-- BEGIN EXTRACTED INFORMATION --
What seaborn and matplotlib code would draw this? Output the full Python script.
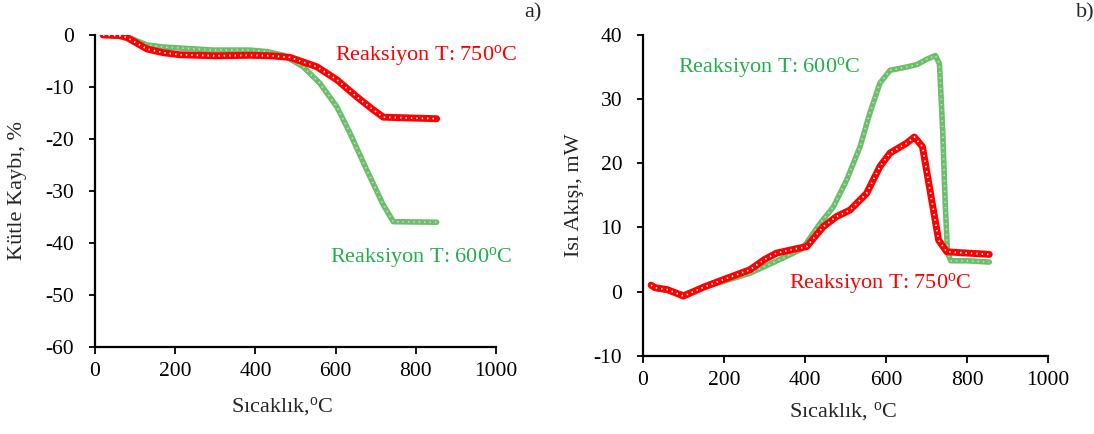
import numpy as np
import pandas as pd
import matplotlib
matplotlib.use("Agg")
import matplotlib.pyplot as plt
import seaborn as sns

# ---- data ----
tga_T_750 = [20, 60, 80, 130, 170, 212, 300, 387, 440, 486, 553, 603, 653, 694, 719, 760, 852]
tga_m_750 = [0, -0.1, -0.5, -2.7, -3.4, -3.8, -4.0, -3.9, -4.0, -4.3, -6.1, -8.6, -11.9, -14.4, -15.8, -15.9, -16.1]

tga_T_600 = [20, 79, 129, 170, 295, 387, 430, 470, 519, 561, 603, 636, 678, 719, 744, 852]
tga_m_600 = [0, -0.3, -1.9, -2.3, -2.9, -2.9, -3.2, -3.9, -6.1, -9.3, -13.8, -18.9, -26.0, -32.7, -35.9, -36.0]

dsc_T_750 = [20, 30, 60, 100, 150, 200, 264, 300, 330, 380, 404, 445, 478, 511, 552, 585, 610, 650, 670, 690, 710, 730, 750, 800, 855]
dsc_q_750 = [1.0, 0.6, 0.3, -0.7, 0.7, 1.9, 3.4, 5.0, 6.0, 6.7, 7.0, 10.1, 11.7, 12.7, 15.3, 19.5, 21.6, 23.1, 24.1, 22.6, 15.3, 8.0, 6.2, 6.0, 5.8]

dsc_T_600 = [20, 30, 60, 100, 157, 264, 338, 388, 404, 437, 470, 503, 536, 560, 585, 610, 650, 677, 700, 722, 732, 740, 746, 752, 760, 800, 855]
dsc_q_600 = [1.0, 0.5, 0.2, -0.5, 0.8, 2.85, 5.0, 6.5, 7.6, 10.6, 13.2, 17.4, 22.6, 27.8, 32.5, 34.5, 35.0, 35.4, 36.2, 36.8, 35.5, 25.0, 14.0, 6.0, 4.8, 4.8, 4.6]

x_ticks = [0, 200, 400, 600, 800, 1000]
left_yticks = [0, -10, -20, -30, -40, -50, -60]
right_yticks = [40, 30, 20, 10, 0, -10]

RED = "#ff0000"
GREEN = "#6cbd6c"
GREEN_DOT = "#b9e3b9"
GREEN_TXT = "#22b04a"

sns.set_style("ticks")
plt.rcParams["font.family"] = ["Liberation Serif", "DejaVu Serif"]
plt.rcParams["mathtext.fontset"] = "custom"
plt.rcParams["mathtext.rm"] = "Liberation Serif"
plt.rcParams["mathtext.it"] = "Liberation Serif:italic"
plt.rcParams["axes.unicode_minus"] = False

W, H = 1094, 434
fig = plt.figure(figsize=(W / 100, H / 100), dpi=100)
ax1 = fig.add_axes([95 / W, 1 - 347 / H, 401 / W, 312 / H])
ax2 = fig.add_axes([643 / W, 1 - 355.7 / H, 405 / W, 320.7 / H])

FS = 16
TFS = 15.5
deg = r"$^{\mathrm{o}}$"


def draw(ax, x, y, color, dotcolor, lw):
    df = pd.DataFrame({"x": x, "y": y})
    sns.lineplot(data=df, x="x", y="y", ax=ax, color=color, lw=lw,
                 solid_capstyle="round", solid_joinstyle="round",
                 sort=False, estimator=None)
    ax.plot(x, y, color=dotcolor, lw=1.3, linestyle=(0, (0.8, 2.2)))


def style(ax, yticks, ylim):
    ax.set_xlim(0, 1000)
    ax.set_ylim(*ylim)
    ax.set_xticks(x_ticks)
    ax.set_yticks(yticks)
    for s in ["top", "right"]:
        ax.spines[s].set_visible(False)
    for s in ["left", "bottom"]:
        ax.spines[s].set_color("black")
        ax.spines[s].set_linewidth(1.6)
    ax.tick_params(axis="x", direction="out", length=5, width=1.3,
                   labelsize=TFS, colors="black", pad=6)
    ax.tick_params(axis="y", direction="out", length=4, width=1.3,
                   labelsize=TFS, colors="black", pad=11)


# left panel
draw(ax1, tga_T_600, tga_m_600, GREEN, GREEN_DOT, 4.0)
draw(ax1, tga_T_750, tga_m_750, RED, "white", 5.0)
style(ax1, left_yticks, (-60, 0))
ax1.set_xlabel("Sıcaklık," + deg + "C", fontsize=FS, va="center")
ax1.xaxis.set_label_coords((282 - 95) / 401, -(407 - 347) / 312)
ax1.set_ylabel("Kütle Kaybı, %", fontsize=FS, va="center")
ax1.yaxis.set_label_coords((18 - 95) / 401, 0.5)
fig.text(335 / W, 1 - 56 / H, "Reaksiyon T: 750" + deg + "C",
         color=RED, fontsize=FS, va="center", ha="left")
fig.text(330 / W, 1 - 257 / H, "Reaksiyon T: 600" + deg + "C",
         color=GREEN_TXT, fontsize=FS, va="center", ha="left")
fig.text(524 / W, 1 - 13 / H, "a)", fontsize=FS, ha="left", va="center")

# right panel
draw(ax2, dsc_T_600, dsc_q_600, GREEN, GREEN_DOT, 4.0)
draw(ax2, dsc_T_750, dsc_q_750, RED, "white", 5.0)
style(ax2, right_yticks, (-10, 40))
ax2.set_xlabel("Sıcaklık, " + deg + "C", fontsize=FS, va="center")
ax2.xaxis.set_label_coords((843 - 643) / 405, -(412 - 355.7) / 320.7)
ax2.set_ylabel("Isı Akışı, mW", fontsize=FS, va="center")
ax2.yaxis.set_label_coords((575 - 643) / 405, 0.5)
fig.text(678 / W, 1 - 67 / H, "Reaksiyon T: 600" + deg + "C",
         color=GREEN_TXT, fontsize=FS, va="center", ha="left")
fig.text(789 / W, 1 - 284 / H, "Reaksiyon T: 750" + deg + "C",
         color=RED, fontsize=FS, va="center", ha="left")
fig.text(1076 / W, 1 - 13 / H, "b)", fontsize=FS, ha="left", va="center")

fig.savefig("out.png", dpi=100)
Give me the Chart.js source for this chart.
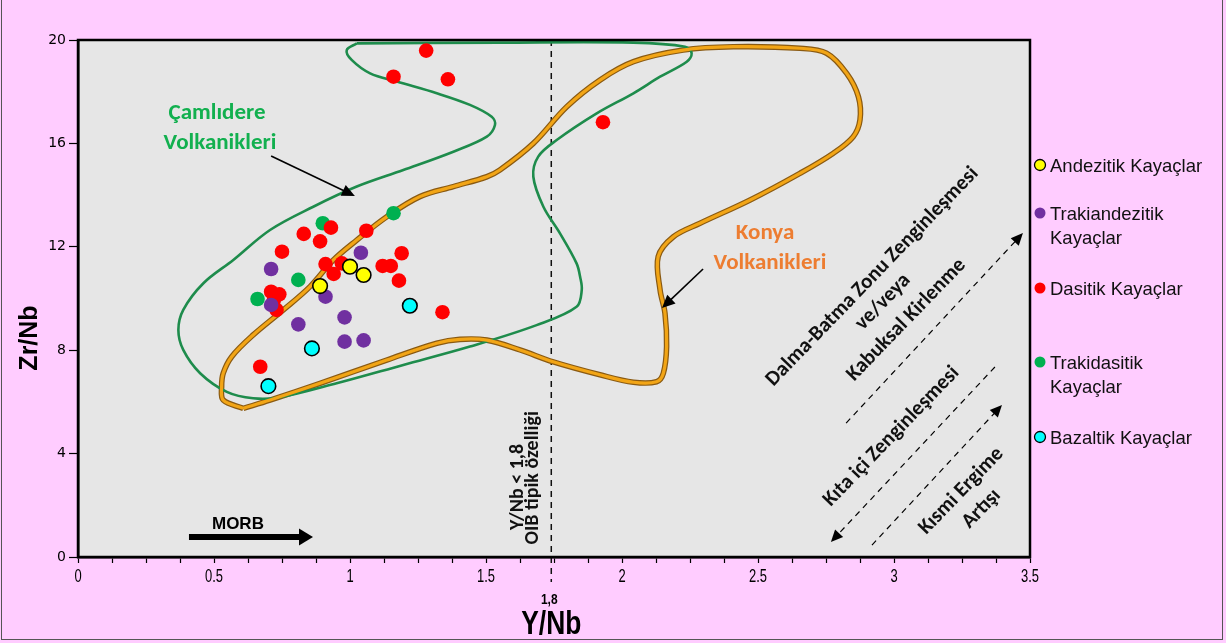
-- END EXTRACTED INFORMATION --
# INSTRUCTIONS TO FOLLOW:
The images in the entries above should be left out; please reproduce exactly the lines from the first through the one containing "import seaborn as sns".

# SOLVED EXERCISE:
What seaborn and matplotlib code would draw this? Output the full Python script.
import numpy as np
import pandas as pd
import matplotlib
matplotlib.use("Agg")
import matplotlib.pyplot as plt
import seaborn as sns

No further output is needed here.